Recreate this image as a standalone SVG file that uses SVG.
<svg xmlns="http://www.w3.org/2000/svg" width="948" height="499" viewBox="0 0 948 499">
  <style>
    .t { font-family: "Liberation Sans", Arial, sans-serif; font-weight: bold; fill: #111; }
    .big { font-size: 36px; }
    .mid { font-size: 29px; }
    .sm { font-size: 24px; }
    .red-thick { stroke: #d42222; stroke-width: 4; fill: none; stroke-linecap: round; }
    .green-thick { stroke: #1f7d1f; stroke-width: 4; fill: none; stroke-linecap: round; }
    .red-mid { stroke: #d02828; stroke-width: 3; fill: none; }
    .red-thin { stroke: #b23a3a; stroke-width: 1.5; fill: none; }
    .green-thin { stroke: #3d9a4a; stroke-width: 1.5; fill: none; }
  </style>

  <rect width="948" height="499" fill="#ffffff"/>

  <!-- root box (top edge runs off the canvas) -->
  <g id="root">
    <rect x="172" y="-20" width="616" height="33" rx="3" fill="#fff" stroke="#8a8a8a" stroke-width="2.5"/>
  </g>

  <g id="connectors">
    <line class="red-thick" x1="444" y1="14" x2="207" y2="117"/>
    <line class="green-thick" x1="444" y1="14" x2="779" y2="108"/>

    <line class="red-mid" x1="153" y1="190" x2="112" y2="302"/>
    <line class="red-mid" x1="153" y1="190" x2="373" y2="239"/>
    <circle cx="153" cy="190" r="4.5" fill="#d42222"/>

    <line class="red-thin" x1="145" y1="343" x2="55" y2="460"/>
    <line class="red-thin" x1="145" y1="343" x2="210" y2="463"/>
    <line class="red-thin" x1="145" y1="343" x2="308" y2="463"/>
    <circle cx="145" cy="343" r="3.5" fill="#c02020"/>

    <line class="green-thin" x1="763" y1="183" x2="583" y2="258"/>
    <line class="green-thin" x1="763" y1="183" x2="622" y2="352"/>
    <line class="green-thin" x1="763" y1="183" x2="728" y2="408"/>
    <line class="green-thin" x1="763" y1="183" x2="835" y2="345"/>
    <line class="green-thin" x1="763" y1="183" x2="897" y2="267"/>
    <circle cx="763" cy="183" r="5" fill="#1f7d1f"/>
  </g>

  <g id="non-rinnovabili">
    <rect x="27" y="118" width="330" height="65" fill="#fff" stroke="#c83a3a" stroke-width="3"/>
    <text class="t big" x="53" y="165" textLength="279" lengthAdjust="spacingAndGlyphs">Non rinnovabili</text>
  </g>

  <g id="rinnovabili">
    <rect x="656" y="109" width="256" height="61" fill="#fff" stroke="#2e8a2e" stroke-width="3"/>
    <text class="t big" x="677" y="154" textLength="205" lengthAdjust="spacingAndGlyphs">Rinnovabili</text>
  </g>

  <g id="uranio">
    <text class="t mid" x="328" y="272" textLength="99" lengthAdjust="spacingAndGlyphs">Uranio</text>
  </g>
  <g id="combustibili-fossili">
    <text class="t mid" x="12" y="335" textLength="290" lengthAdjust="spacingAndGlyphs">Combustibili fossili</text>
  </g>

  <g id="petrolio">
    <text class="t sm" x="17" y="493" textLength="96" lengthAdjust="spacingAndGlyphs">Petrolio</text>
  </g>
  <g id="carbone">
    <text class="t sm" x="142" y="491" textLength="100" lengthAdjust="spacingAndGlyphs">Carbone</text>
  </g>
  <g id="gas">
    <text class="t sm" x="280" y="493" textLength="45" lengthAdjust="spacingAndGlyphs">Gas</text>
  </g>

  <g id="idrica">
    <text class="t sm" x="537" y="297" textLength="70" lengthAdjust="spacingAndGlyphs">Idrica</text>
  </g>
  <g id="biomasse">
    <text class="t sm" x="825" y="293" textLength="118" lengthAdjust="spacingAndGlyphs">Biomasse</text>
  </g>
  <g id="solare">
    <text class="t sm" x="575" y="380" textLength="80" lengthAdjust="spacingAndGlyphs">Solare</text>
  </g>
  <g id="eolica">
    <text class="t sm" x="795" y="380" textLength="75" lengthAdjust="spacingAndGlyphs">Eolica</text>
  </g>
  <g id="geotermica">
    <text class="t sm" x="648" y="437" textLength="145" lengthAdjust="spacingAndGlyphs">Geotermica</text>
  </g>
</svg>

● ● ● ● ● ● ●

**Directions**
Extract all the material, leaving every line as it is.

**Exercise output**
Recreate this image as a standalone SVG file that uses SVG.
<svg xmlns="http://www.w3.org/2000/svg" width="948" height="499" viewBox="0 0 948 499">
  <style>
    .t { font-family: "Liberation Sans", Arial, sans-serif; font-weight: bold; fill: #111; }
    .big { font-size: 36px; }
    .mid { font-size: 29px; }
    .sm { font-size: 24px; }
    .red-thick { stroke: #d42222; stroke-width: 4; fill: none; stroke-linecap: round; }
    .green-thick { stroke: #1f7d1f; stroke-width: 4; fill: none; stroke-linecap: round; }
    .red-mid { stroke: #d02828; stroke-width: 3; fill: none; }
    .red-thin { stroke: #b23a3a; stroke-width: 1.5; fill: none; }
    .green-thin { stroke: #3d9a4a; stroke-width: 1.5; fill: none; }
  </style>

  <rect width="948" height="499" fill="#ffffff"/>

  <!-- root box (top edge runs off the canvas) -->
  <g id="root">
    <rect x="172" y="-20" width="616" height="33" rx="3" fill="#fff" stroke="#8a8a8a" stroke-width="2.5"/>
  </g>

  <g id="connectors">
    <line class="red-thick" x1="444" y1="14" x2="207" y2="117"/>
    <line class="green-thick" x1="444" y1="14" x2="779" y2="108"/>

    <line class="red-mid" x1="153" y1="190" x2="112" y2="302"/>
    <line class="red-mid" x1="153" y1="190" x2="373" y2="239"/>
    <circle cx="153" cy="190" r="4.5" fill="#d42222"/>

    <line class="red-thin" x1="145" y1="343" x2="55" y2="460"/>
    <line class="red-thin" x1="145" y1="343" x2="210" y2="463"/>
    <line class="red-thin" x1="145" y1="343" x2="308" y2="463"/>
    <circle cx="145" cy="343" r="3.5" fill="#c02020"/>

    <line class="green-thin" x1="763" y1="183" x2="583" y2="258"/>
    <line class="green-thin" x1="763" y1="183" x2="622" y2="352"/>
    <line class="green-thin" x1="763" y1="183" x2="728" y2="408"/>
    <line class="green-thin" x1="763" y1="183" x2="835" y2="345"/>
    <line class="green-thin" x1="763" y1="183" x2="897" y2="267"/>
    <circle cx="763" cy="183" r="5" fill="#1f7d1f"/>
  </g>

  <g id="non-rinnovabili">
    <rect x="27" y="118" width="330" height="65" fill="#fff" stroke="#c83a3a" stroke-width="3"/>
    <text class="t big" x="53" y="165" textLength="279" lengthAdjust="spacingAndGlyphs">Non rinnovabili</text>
  </g>

  <g id="rinnovabili">
    <rect x="656" y="109" width="256" height="61" fill="#fff" stroke="#2e8a2e" stroke-width="3"/>
    <text class="t big" x="677" y="154" textLength="205" lengthAdjust="spacingAndGlyphs">Rinnovabili</text>
  </g>

  <g id="uranio">
    <text class="t mid" x="328" y="272" textLength="99" lengthAdjust="spacingAndGlyphs">Uranio</text>
  </g>
  <g id="combustibili-fossili">
    <text class="t mid" x="12" y="335" textLength="290" lengthAdjust="spacingAndGlyphs">Combustibili fossili</text>
  </g>

  <g id="petrolio">
    <text class="t sm" x="17" y="493" textLength="96" lengthAdjust="spacingAndGlyphs">Petrolio</text>
  </g>
  <g id="carbone">
    <text class="t sm" x="142" y="491" textLength="100" lengthAdjust="spacingAndGlyphs">Carbone</text>
  </g>
  <g id="gas">
    <text class="t sm" x="280" y="493" textLength="45" lengthAdjust="spacingAndGlyphs">Gas</text>
  </g>

  <g id="idrica">
    <text class="t sm" x="537" y="297" textLength="70" lengthAdjust="spacingAndGlyphs">Idrica</text>
  </g>
  <g id="biomasse">
    <text class="t sm" x="825" y="293" textLength="118" lengthAdjust="spacingAndGlyphs">Biomasse</text>
  </g>
  <g id="solare">
    <text class="t sm" x="575" y="380" textLength="80" lengthAdjust="spacingAndGlyphs">Solare</text>
  </g>
  <g id="eolica">
    <text class="t sm" x="795" y="380" textLength="75" lengthAdjust="spacingAndGlyphs">Eolica</text>
  </g>
  <g id="geotermica">
    <text class="t sm" x="648" y="437" textLength="145" lengthAdjust="spacingAndGlyphs">Geotermica</text>
  </g>
</svg>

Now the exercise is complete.